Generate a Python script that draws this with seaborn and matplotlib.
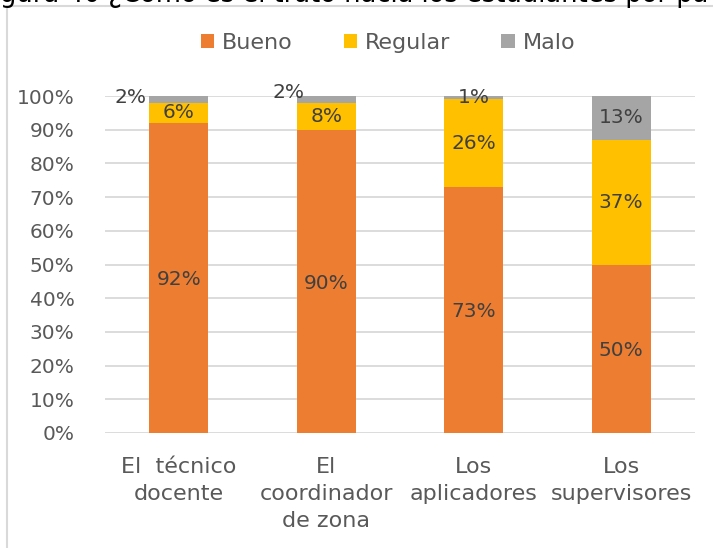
import matplotlib
matplotlib.use("Agg")
import matplotlib.pyplot as plt
from matplotlib.patches import Patch
from matplotlib.lines import Line2D
import seaborn as sns
import pandas as pd

# Data
categories = ["El  técnico\ndocente", "El\ncoordinador\nde zona", "Los\naplicadores", "Los\nsupervisores"]
bueno = [92, 90, 73, 50]
regular = [6, 8, 26, 37]
malo = [2, 2, 1, 13]
series_names = ["Bueno", "Regular", "Malo"]
y_ticks = [0, 10, 20, 30, 40, 50, 60, 70, 80, 90, 100]
title_text = "gura 40 ¿Cómo es el trato hacia los estudiantes por pa"

colors = {"Bueno": "#ED7D31", "Regular": "#FFC000", "Malo": "#A5A5A5"}
tick_color = "#595959"
label_color = "#404040"
grid_color = "#D9D9D9"

sns.set_style("white")
plt.rcParams["font.family"] = ["DejaVu Sans"]

W, H = 713, 548
fig = plt.figure(figsize=(W / 100, H / 100), dpi=100)
ax = fig.add_axes([105 / W, 1 - 433 / H, (695 - 105) / W, (433 - 96) / H])

df = pd.DataFrame({"cat": categories, "Bueno": bueno, "Regular": regular, "Malo": malo})
df["top_regular"] = df["Bueno"] + df["Regular"]
df["top_malo"] = df["top_regular"] + df["Malo"]

# Stacked bars: draw cumulative totals back to front
for col, name in [("top_malo", "Malo"), ("top_regular", "Regular"), ("Bueno", "Bueno")]:
    sns.barplot(data=df, x="cat", y=col, color=colors[name], saturation=1,
                width=0.4, ax=ax, zorder=3, linewidth=0, errorbar=None)

ax.set_ylim(0, 100)
ax.set_xlim(-0.5, 3.5)
ax.set_yticks(y_ticks)
ax.set_yticklabels([f"{v}%" for v in y_ticks])
ax.yaxis.grid(True, color=grid_color, linewidth=1.3, zorder=0)
ax.set_axisbelow(True)
ax.set_xlabel("")
ax.set_ylabel("")
for s in ax.spines.values():
    s.set_visible(False)
ax.tick_params(axis="y", length=0, pad=22, labelsize=14.5, labelcolor=tick_color)
ax.tick_params(axis="x", length=0, pad=17, labelsize=16, labelcolor=tick_color)
for t in ax.get_xticklabels():
    t.set_linespacing(1.45)
    t.set_verticalalignment("top")

# Data labels
lab_kw = dict(ha="center", va="center", fontsize=14.5, color=label_color, zorder=5,
              textcoords="offset pixels")
malo_offsets = [(-48, 2), (-38, 7), (0, 0), (0, 0)]
for i in range(len(categories)):
    b, r, m = bueno[i], regular[i], malo[i]
    ax.annotate(f"{b}%", (i, b / 2), xytext=(0, -2), **lab_kw)
    ax.annotate(f"{r}%", (i, b + r / 2), xytext=(0, 0), **lab_kw)
    ax.annotate(f"{m}%", (i, b + r + m / 2), xytext=malo_offsets[i], **lab_kw)

# Legend
handles = [Patch(facecolor=colors[n], edgecolor="none", label=n) for n in series_names]
fig.legend(handles=handles, loc="center", bbox_to_anchor=(388 / W, 1 - 43 / H),
           ncol=3, frameon=False, fontsize=16, labelcolor=tick_color,
           handlelength=0.6, handleheight=0.6, handletextpad=0.35, columnspacing=2.3)

# Chart frame and caption above it
fig.add_artist(Line2D([7 / W, 7 / W], [0, 1 - 6 / H], transform=fig.transFigure,
                      color=grid_color, linewidth=1.5))
fig.add_artist(Line2D([7 / W, 1], [1 - 6 / H, 1 - 6 / H], transform=fig.transFigure,
                      color=grid_color, linewidth=1.5))
fig.text(0, 1 - 2 / H, title_text, ha="left", va="baseline", fontsize=18.5, color="#000000")

fig.savefig("out.png", dpi=100, facecolor="white")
—————
**Requirements:**
Starting at the top of the listing above, reproduce each line up to and including the one with "ax = fig.add_axes([105"; omit the pictures.

**Answer:**
Generate a Python script that draws this with seaborn and matplotlib.
import matplotlib
matplotlib.use("Agg")
import matplotlib.pyplot as plt
from matplotlib.patches import Patch
from matplotlib.lines import Line2D
import seaborn as sns
import pandas as pd

# Data
categories = ["El  técnico\ndocente", "El\ncoordinador\nde zona", "Los\naplicadores", "Los\nsupervisores"]
bueno = [92, 90, 73, 50]
regular = [6, 8, 26, 37]
malo = [2, 2, 1, 13]
series_names = ["Bueno", "Regular", "Malo"]
y_ticks = [0, 10, 20, 30, 40, 50, 60, 70, 80, 90, 100]
title_text = "gura 40 ¿Cómo es el trato hacia los estudiantes por pa"

colors = {"Bueno": "#ED7D31", "Regular": "#FFC000", "Malo": "#A5A5A5"}
tick_color = "#595959"
label_color = "#404040"
grid_color = "#D9D9D9"

sns.set_style("white")
plt.rcParams["font.family"] = ["DejaVu Sans"]

W, H = 713, 548
fig = plt.figure(figsize=(W / 100, H / 100), dpi=100)
ax = fig.add_axes([105 / W, 1 - 433 / H, (695 - 105) / W, (433 - 96) / H])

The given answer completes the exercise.